Their structure depends on what needs to be tested, but follows TDT approach if applicable. Deployment is performed using the Pulumi factory.

package xxx_test

import (
    "os"
    "path"
    "testing"

    "github.com/stretchr/testify/assert"
)

func Test_F_XXX(t *testing.T) {
    // ... a description of what is the goal of this test: inputs, outputs, behaviors

    cwd, _ := os.Getwd()
	integration.ProgramTest(t, &integration.ProgramTestOptions{
		Quick:       true,
		SkipRefresh: true,
		Dir:         path.Join(cwd, ".."), // target the "deploy" directory at the root of the repository
		Config: map[string]string{
			// ... configuration
		},
		ExtraRuntimeValidation: func(t *testing.T, stack integration.RuntimeValidationStackInfo) {
            // If TDT, do it here

			assert := assert.New(t)

            // ... the test body

            // ... assert expected outputs
        },
    })
}

Monitoring coverages

Beyond testing for Quality Assurance, we also want to monitor what portion of the code is actually tested.

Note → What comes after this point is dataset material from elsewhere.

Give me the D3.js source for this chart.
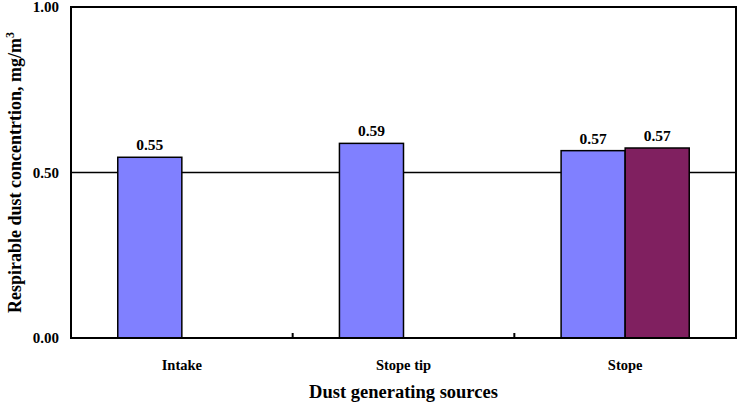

This helps Software Development and Quality Assurance engineers to pilot where to focus the efforts, and in the case of chall-manager, what conditions where not covered at all during the whole process (e.g. an API method of a Service, or a common error).

By monitoring it and through public display, we challenge ourselves to improve to an acceptable level (e.g. \(\ge 85.00\%\)).

When a Pull Request is opened (whether dependabot for automatic updates, a bot or an actual contributor), the tests are run thus helps us understand the internal changes. If the coverage decreases suddenly with the PR, reviewers would ask the PR author(s) to work on tests improvement. It also makes sure that the contribution won’t have breaking changes, thus no regressions on the covered code.

For security reasons, the tests that require platform deployments require a first review by a maintainer.

To perform monitoring of those coverages, we integrate Romeo in the testing strategy as follows.

Coverages extract performed on the high-level testing strategy used for chall-manager. Values are fictive.

By combining multiple code coverages we build an aggregated code coverage higher than what standard Go tests could do.